In 2018, Segal and ATTN: created a 10-episode mini-series on IGTV (which later became Instagram Reels) featuring then former VP Joe Biden called Here's the Deal, which was the first-ever IGTV series by a national politician and the company has also produced a series of videos with Barack Obama in 2018, 2020, and 2022 encouraging young voters to participate in elections.

In addition to those projects, ATTN: has developed and produced video content featuring Arnold Schwarzenegger condemning hate and antisemitism that has garnered hundreds of millions views, and an Emmy nominated original series with Zooey Deschanel to promote healthy eating called What Am I Eating?.

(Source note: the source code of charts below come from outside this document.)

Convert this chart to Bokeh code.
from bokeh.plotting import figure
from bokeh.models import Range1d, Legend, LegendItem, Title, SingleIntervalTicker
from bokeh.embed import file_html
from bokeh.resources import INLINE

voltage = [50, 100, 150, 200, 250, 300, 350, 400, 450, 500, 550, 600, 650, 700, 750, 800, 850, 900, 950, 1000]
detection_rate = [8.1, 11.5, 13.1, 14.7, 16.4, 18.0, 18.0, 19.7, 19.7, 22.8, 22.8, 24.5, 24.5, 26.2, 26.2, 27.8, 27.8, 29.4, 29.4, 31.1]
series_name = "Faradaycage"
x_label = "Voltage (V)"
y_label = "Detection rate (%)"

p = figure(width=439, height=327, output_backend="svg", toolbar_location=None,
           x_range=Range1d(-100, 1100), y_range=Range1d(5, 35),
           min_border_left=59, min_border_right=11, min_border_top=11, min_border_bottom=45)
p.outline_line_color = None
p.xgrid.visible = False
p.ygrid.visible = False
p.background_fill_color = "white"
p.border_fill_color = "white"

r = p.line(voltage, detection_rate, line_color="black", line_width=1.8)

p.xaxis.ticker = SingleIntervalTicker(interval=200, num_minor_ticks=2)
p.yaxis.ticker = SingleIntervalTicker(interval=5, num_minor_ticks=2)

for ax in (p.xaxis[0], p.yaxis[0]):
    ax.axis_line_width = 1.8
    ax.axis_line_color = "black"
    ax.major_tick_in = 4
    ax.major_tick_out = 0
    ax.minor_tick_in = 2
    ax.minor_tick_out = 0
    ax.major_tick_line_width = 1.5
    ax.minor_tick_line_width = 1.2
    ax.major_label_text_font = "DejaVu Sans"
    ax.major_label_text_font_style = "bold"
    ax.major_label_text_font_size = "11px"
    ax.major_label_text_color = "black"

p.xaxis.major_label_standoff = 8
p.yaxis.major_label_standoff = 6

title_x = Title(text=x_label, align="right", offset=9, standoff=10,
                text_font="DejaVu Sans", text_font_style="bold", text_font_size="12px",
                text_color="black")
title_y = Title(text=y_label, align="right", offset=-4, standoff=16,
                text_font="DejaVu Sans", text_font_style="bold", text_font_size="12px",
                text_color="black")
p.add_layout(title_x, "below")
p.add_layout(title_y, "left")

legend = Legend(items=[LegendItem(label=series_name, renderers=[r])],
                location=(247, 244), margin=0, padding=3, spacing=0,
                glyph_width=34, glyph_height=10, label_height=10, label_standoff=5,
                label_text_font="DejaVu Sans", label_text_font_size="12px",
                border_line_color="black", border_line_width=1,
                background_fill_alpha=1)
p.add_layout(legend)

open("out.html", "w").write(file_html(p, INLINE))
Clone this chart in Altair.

In 2019, ATTN: was named to Fast Company's list of Most Innovative Companies, and has won numerous awards including Shorty Awards, Webby Awards, a Tribeca X award, and more. Segal was named to The Hollywood Reporters Next Gen list in 2017 which recognizes 35 individuals in the entertainment industry under 35 years-old who are considered Hollywood's future leaders.

In 2022, Candle Media acquired ATTN: for $150M in a cash and stock deal. The deal ensured that Segal and Moreno would continue to oversee day-to-day operations of ATTN:. Prior to the acquisition, the company had raised $37M over three separate funding rounds since it was founded, including investments from Marc Rowan, Bill Maher, Ryan Seacrest, Paul Wachter, Jimmy Iovine, Tom Werner, and TPG.

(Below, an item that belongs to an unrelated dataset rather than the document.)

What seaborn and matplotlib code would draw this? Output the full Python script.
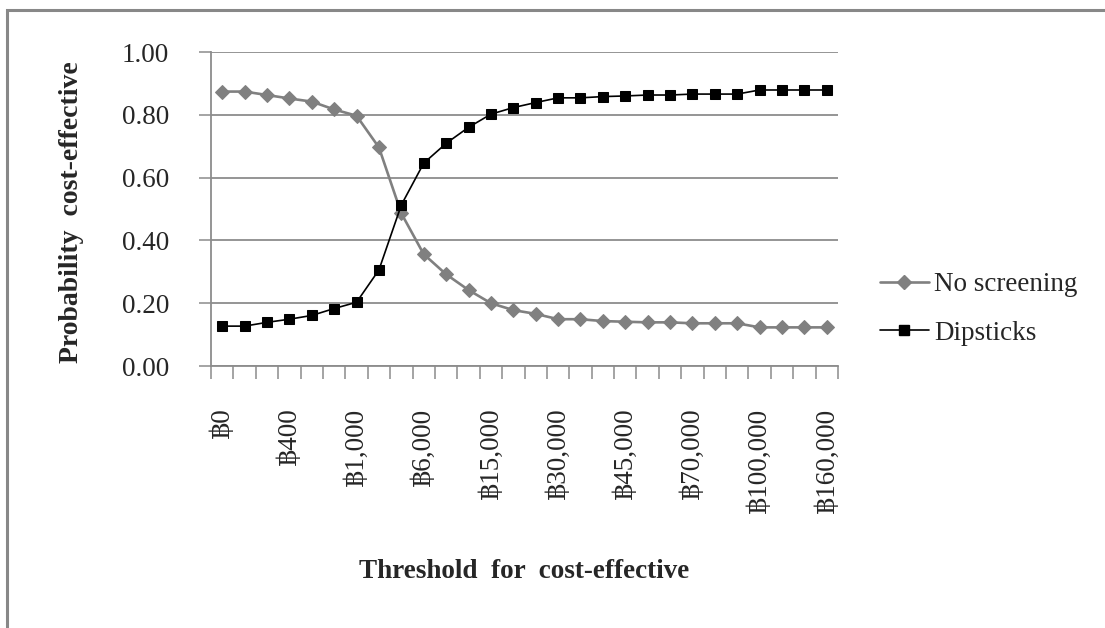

The company is based in Los Angeles with offices in New York, and currently has about 130 employees.

== Combating antisemitism ==
As part of his work with ATTN:, Jewish Insider reported that Segal had "devoted significant resources to combating antisemitism." He served as an executive producer of The Hate We Can't Forget: A Holocaust Memorial Special and Undeniable: The Truth To Remember, two primetime specials that aired on Paramount platforms around International Holocaust Remembrance Day in 2022. In 2023, ATTN: produced a video featuring U.S. Secretary of State Antony Blinken in partnership with the State Department and the World Jewish Congress marking YomHashoah that received over 2 million views. The company also produced a video with the World Jewish Congress, the Anti-Defamation League, and the International Holocaust Remembrance Alliance that explores the roots of antisemitism and how it is defined today. President Biden appointed him to the Holocaust Memorial Council Board of Trustees in January 2025.

== Public appearances ==
Segal was a contributor to ABC News and has been featured on CBS News, C-SPAN, MSNBC, Fox, CNN and HBO's Real Time with Bill Maher. He delivered the keynote address for the USC Iovine and Young Academy's second commencement ceremony in 2019.